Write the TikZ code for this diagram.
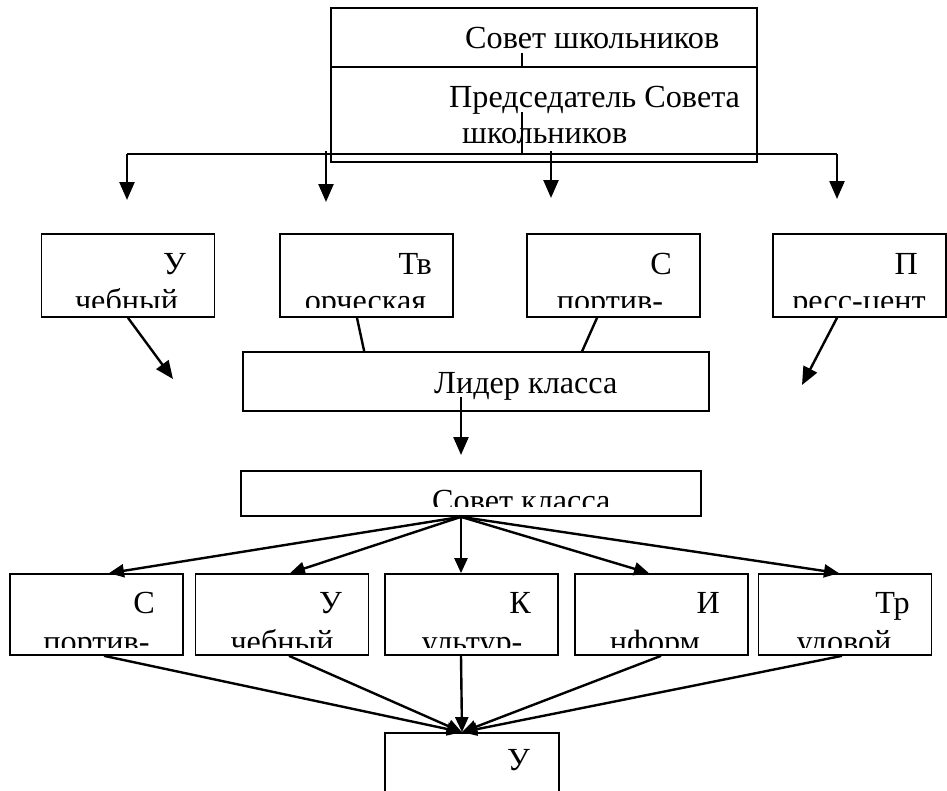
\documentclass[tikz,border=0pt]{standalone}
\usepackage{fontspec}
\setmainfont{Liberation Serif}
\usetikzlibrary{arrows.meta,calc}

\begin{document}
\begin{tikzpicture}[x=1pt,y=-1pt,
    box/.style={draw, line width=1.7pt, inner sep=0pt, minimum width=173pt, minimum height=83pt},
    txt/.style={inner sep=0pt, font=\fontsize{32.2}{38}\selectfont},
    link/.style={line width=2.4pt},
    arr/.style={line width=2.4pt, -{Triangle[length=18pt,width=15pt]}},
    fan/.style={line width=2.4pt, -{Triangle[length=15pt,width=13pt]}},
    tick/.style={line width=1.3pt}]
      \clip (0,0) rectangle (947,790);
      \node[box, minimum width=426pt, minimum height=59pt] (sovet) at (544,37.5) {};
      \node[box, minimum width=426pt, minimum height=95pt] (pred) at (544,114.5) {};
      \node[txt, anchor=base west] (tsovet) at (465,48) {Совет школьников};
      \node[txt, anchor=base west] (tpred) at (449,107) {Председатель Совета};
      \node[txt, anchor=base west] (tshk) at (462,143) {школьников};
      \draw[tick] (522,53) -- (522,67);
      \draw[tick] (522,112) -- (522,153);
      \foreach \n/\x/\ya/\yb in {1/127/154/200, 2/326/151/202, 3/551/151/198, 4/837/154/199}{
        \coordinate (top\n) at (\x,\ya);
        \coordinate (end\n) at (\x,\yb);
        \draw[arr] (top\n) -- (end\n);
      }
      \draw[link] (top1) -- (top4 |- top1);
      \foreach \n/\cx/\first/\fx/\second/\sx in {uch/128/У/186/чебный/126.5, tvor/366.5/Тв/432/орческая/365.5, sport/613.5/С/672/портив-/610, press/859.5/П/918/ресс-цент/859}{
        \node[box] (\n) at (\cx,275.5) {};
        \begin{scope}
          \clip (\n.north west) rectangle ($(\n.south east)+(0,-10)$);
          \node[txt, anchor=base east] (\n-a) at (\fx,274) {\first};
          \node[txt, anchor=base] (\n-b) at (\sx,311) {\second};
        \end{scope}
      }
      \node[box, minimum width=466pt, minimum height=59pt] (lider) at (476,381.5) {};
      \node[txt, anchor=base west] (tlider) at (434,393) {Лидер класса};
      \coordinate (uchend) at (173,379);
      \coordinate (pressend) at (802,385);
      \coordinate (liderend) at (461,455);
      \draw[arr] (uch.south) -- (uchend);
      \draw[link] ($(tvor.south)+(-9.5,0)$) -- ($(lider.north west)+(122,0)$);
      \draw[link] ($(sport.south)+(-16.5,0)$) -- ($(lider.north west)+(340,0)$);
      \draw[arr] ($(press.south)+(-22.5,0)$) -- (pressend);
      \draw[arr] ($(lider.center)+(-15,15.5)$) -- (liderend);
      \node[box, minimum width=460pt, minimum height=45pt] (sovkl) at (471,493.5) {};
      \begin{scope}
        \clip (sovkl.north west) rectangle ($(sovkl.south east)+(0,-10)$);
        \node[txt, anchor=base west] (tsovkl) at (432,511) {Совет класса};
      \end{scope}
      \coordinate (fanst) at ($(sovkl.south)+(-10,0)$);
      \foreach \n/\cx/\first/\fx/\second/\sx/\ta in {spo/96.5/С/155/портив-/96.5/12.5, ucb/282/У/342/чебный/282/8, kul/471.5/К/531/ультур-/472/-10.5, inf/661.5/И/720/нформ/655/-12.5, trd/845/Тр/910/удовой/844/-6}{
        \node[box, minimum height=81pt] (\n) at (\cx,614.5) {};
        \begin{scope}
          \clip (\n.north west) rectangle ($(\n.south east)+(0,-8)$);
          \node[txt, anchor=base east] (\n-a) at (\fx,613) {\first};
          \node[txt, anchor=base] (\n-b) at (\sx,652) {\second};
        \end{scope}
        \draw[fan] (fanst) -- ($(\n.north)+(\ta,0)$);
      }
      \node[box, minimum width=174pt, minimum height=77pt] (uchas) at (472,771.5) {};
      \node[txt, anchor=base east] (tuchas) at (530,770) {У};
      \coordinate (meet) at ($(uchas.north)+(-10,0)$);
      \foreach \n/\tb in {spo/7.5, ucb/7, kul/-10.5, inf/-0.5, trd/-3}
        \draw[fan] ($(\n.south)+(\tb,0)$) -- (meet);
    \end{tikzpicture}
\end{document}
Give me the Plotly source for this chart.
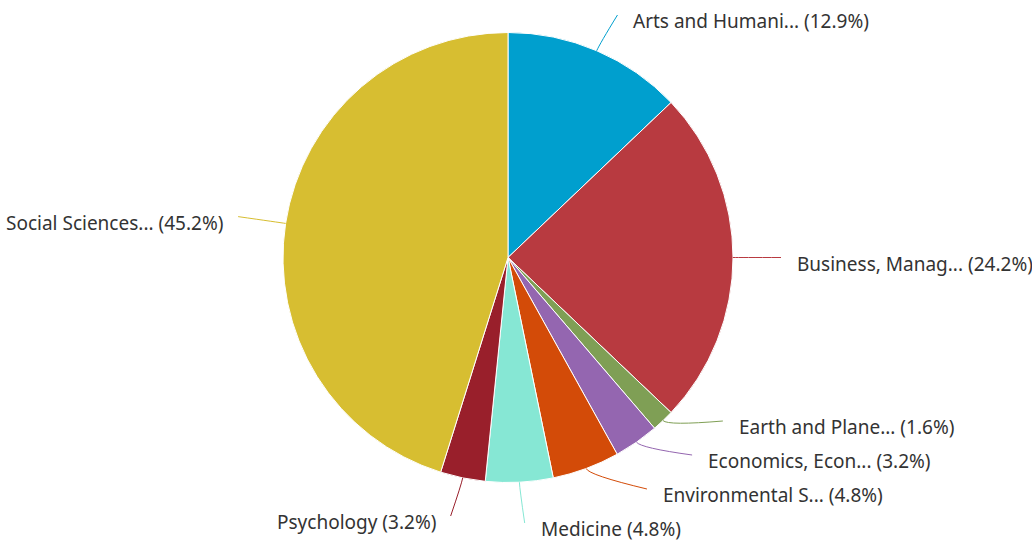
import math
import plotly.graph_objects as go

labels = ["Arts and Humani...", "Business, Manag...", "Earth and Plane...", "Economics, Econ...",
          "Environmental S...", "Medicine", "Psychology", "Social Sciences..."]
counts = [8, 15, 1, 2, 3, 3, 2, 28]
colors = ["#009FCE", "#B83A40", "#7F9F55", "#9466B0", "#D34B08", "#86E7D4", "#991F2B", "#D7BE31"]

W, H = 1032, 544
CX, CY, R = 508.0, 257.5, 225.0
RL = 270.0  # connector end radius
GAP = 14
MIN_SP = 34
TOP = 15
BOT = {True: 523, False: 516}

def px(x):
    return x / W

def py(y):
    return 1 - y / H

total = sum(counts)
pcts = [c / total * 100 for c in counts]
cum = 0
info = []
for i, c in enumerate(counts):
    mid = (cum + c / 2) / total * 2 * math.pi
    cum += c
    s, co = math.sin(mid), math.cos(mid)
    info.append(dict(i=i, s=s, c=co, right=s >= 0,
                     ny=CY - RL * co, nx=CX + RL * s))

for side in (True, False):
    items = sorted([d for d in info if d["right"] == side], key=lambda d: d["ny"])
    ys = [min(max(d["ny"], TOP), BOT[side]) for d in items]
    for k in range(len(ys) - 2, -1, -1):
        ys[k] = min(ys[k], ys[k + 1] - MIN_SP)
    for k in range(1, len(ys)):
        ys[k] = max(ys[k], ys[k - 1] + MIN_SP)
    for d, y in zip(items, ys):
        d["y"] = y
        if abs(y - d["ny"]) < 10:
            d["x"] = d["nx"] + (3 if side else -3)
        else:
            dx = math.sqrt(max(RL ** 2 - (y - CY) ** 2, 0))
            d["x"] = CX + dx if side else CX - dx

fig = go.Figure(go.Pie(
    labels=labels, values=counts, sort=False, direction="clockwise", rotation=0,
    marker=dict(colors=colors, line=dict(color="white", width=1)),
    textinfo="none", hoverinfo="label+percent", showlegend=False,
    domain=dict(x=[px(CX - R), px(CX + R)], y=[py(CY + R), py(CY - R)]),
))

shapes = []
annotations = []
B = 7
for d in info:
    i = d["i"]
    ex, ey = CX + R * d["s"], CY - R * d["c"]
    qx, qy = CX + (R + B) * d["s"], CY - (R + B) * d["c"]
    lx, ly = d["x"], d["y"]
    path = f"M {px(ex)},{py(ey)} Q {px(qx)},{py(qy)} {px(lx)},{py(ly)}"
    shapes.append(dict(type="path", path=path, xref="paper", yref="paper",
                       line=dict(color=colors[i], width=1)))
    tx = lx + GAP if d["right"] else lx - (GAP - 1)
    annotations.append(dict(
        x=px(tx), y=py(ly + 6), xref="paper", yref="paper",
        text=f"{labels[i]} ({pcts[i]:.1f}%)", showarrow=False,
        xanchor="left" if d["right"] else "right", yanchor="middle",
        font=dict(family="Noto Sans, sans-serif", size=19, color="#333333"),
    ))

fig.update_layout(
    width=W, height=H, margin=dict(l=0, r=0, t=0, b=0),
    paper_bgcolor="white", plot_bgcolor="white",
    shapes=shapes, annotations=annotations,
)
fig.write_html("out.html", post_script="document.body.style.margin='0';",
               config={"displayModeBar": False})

# # # #

Exercise goal: Print the whole listing above once more, word for word, without its pictures.

Solution to the problem:
Write the TikZ code for this diagram.
\documentclass[tikz,border=0pt]{standalone}
\usepackage{fontspec}
\setmainfont{Liberation Serif}
\usetikzlibrary{arrows.meta,calc}

\begin{document}
\begin{tikzpicture}[x=1pt,y=-1pt,
    box/.style={draw, line width=1.7pt, inner sep=0pt, minimum width=173pt, minimum height=83pt},
    txt/.style={inner sep=0pt, font=\fontsize{32.2}{38}\selectfont},
    link/.style={line width=2.4pt},
    arr/.style={line width=2.4pt, -{Triangle[length=18pt,width=15pt]}},
    fan/.style={line width=2.4pt, -{Triangle[length=15pt,width=13pt]}},
    tick/.style={line width=1.3pt}]
      \clip (0,0) rectangle (947,790);
      \node[box, minimum width=426pt, minimum height=59pt] (sovet) at (544,37.5) {};
      \node[box, minimum width=426pt, minimum height=95pt] (pred) at (544,114.5) {};
      \node[txt, anchor=base west] (tsovet) at (465,48) {Совет школьников};
      \node[txt, anchor=base west] (tpred) at (449,107) {Председатель Совета};
      \node[txt, anchor=base west] (tshk) at (462,143) {школьников};
      \draw[tick] (522,53) -- (522,67);
      \draw[tick] (522,112) -- (522,153);
      \foreach \n/\x/\ya/\yb in {1/127/154/200, 2/326/151/202, 3/551/151/198, 4/837/154/199}{
        \coordinate (top\n) at (\x,\ya);
        \coordinate (end\n) at (\x,\yb);
        \draw[arr] (top\n) -- (end\n);
      }
      \draw[link] (top1) -- (top4 |- top1);
      \foreach \n/\cx/\first/\fx/\second/\sx in {uch/128/У/186/чебный/126.5, tvor/366.5/Тв/432/орческая/365.5, sport/613.5/С/672/портив-/610, press/859.5/П/918/ресс-цент/859}{
        \node[box] (\n) at (\cx,275.5) {};
        \begin{scope}
          \clip (\n.north west) rectangle ($(\n.south east)+(0,-10)$);
          \node[txt, anchor=base east] (\n-a) at (\fx,274) {\first};
          \node[txt, anchor=base] (\n-b) at (\sx,311) {\second};
        \end{scope}
      }
      \node[box, minimum width=466pt, minimum height=59pt] (lider) at (476,381.5) {};
      \node[txt, anchor=base west] (tlider) at (434,393) {Лидер класса};
      \coordinate (uchend) at (173,379);
      \coordinate (pressend) at (802,385);
      \coordinate (liderend) at (461,455);
      \draw[arr] (uch.south) -- (uchend);
      \draw[link] ($(tvor.south)+(-9.5,0)$) -- ($(lider.north west)+(122,0)$);
      \draw[link] ($(sport.south)+(-16.5,0)$) -- ($(lider.north west)+(340,0)$);
      \draw[arr] ($(press.south)+(-22.5,0)$) -- (pressend);
      \draw[arr] ($(lider.center)+(-15,15.5)$) -- (liderend);
      \node[box, minimum width=460pt, minimum height=45pt] (sovkl) at (471,493.5) {};
      \begin{scope}
        \clip (sovkl.north west) rectangle ($(sovkl.south east)+(0,-10)$);
        \node[txt, anchor=base west] (tsovkl) at (432,511) {Совет класса};
      \end{scope}
      \coordinate (fanst) at ($(sovkl.south)+(-10,0)$);
      \foreach \n/\cx/\first/\fx/\second/\sx/\ta in {spo/96.5/С/155/портив-/96.5/12.5, ucb/282/У/342/чебный/282/8, kul/471.5/К/531/ультур-/472/-10.5, inf/661.5/И/720/нформ/655/-12.5, trd/845/Тр/910/удовой/844/-6}{
        \node[box, minimum height=81pt] (\n) at (\cx,614.5) {};
        \begin{scope}
          \clip (\n.north west) rectangle ($(\n.south east)+(0,-8)$);
          \node[txt, anchor=base east] (\n-a) at (\fx,613) {\first};
          \node[txt, anchor=base] (\n-b) at (\sx,652) {\second};
        \end{scope}
        \draw[fan] (fanst) -- ($(\n.north)+(\ta,0)$);
      }
      \node[box, minimum width=174pt, minimum height=77pt] (uchas) at (472,771.5) {};
      \node[txt, anchor=base east] (tuchas) at (530,770) {У};
      \coordinate (meet) at ($(uchas.north)+(-10,0)$);
      \foreach \n/\tb in {spo/7.5, ucb/7, kul/-10.5, inf/-0.5, trd/-3}
        \draw[fan] ($(\n.south)+(\tb,0)$) -- (meet);
    \end{tikzpicture}
\end{document}
Give me the Plotly source for this chart.
import math
import plotly.graph_objects as go

labels = ["Arts and Humani...", "Business, Manag...", "Earth and Plane...", "Economics, Econ...",
          "Environmental S...", "Medicine", "Psychology", "Social Sciences..."]
counts = [8, 15, 1, 2, 3, 3, 2, 28]
colors = ["#009FCE", "#B83A40", "#7F9F55", "#9466B0", "#D34B08", "#86E7D4", "#991F2B", "#D7BE31"]

W, H = 1032, 544
CX, CY, R = 508.0, 257.5, 225.0
RL = 270.0  # connector end radius
GAP = 14
MIN_SP = 34
TOP = 15
BOT = {True: 523, False: 516}

def px(x):
    return x / W

def py(y):
    return 1 - y / H

total = sum(counts)
pcts = [c / total * 100 for c in counts]
cum = 0
info = []
for i, c in enumerate(counts):
    mid = (cum + c / 2) / total * 2 * math.pi
    cum += c
    s, co = math.sin(mid), math.cos(mid)
    info.append(dict(i=i, s=s, c=co, right=s >= 0,
                     ny=CY - RL * co, nx=CX + RL * s))

for side in (True, False):
    items = sorted([d for d in info if d["right"] == side], key=lambda d: d["ny"])
    ys = [min(max(d["ny"], TOP), BOT[side]) for d in items]
    for k in range(len(ys) - 2, -1, -1):
        ys[k] = min(ys[k], ys[k + 1] - MIN_SP)
    for k in range(1, len(ys)):
        ys[k] = max(ys[k], ys[k - 1] + MIN_SP)
    for d, y in zip(items, ys):
        d["y"] = y
        if abs(y - d["ny"]) < 10:
            d["x"] = d["nx"] + (3 if side else -3)
        else:
            dx = math.sqrt(max(RL ** 2 - (y - CY) ** 2, 0))
            d["x"] = CX + dx if side else CX - dx

fig = go.Figure(go.Pie(
    labels=labels, values=counts, sort=False, direction="clockwise", rotation=0,
    marker=dict(colors=colors, line=dict(color="white", width=1)),
    textinfo="none", hoverinfo="label+percent", showlegend=False,
    domain=dict(x=[px(CX - R), px(CX + R)], y=[py(CY + R), py(CY - R)]),
))

shapes = []
annotations = []
B = 7
for d in info:
    i = d["i"]
    ex, ey = CX + R * d["s"], CY - R * d["c"]
    qx, qy = CX + (R + B) * d["s"], CY - (R + B) * d["c"]
    lx, ly = d["x"], d["y"]
    path = f"M {px(ex)},{py(ey)} Q {px(qx)},{py(qy)} {px(lx)},{py(ly)}"
    shapes.append(dict(type="path", path=path, xref="paper", yref="paper",
                       line=dict(color=colors[i], width=1)))
    tx = lx + GAP if d["right"] else lx - (GAP - 1)
    annotations.append(dict(
        x=px(tx), y=py(ly + 6), xref="paper", yref="paper",
        text=f"{labels[i]} ({pcts[i]:.1f}%)", showarrow=False,
        xanchor="left" if d["right"] else "right", yanchor="middle",
        font=dict(family="Noto Sans, sans-serif", size=19, color="#333333"),
    ))

fig.update_layout(
    width=W, height=H, margin=dict(l=0, r=0, t=0, b=0),
    paper_bgcolor="white", plot_bgcolor="white",
    shapes=shapes, annotations=annotations,
)
fig.write_html("out.html", post_script="document.body.style.margin='0';",
               config={"displayModeBar": False})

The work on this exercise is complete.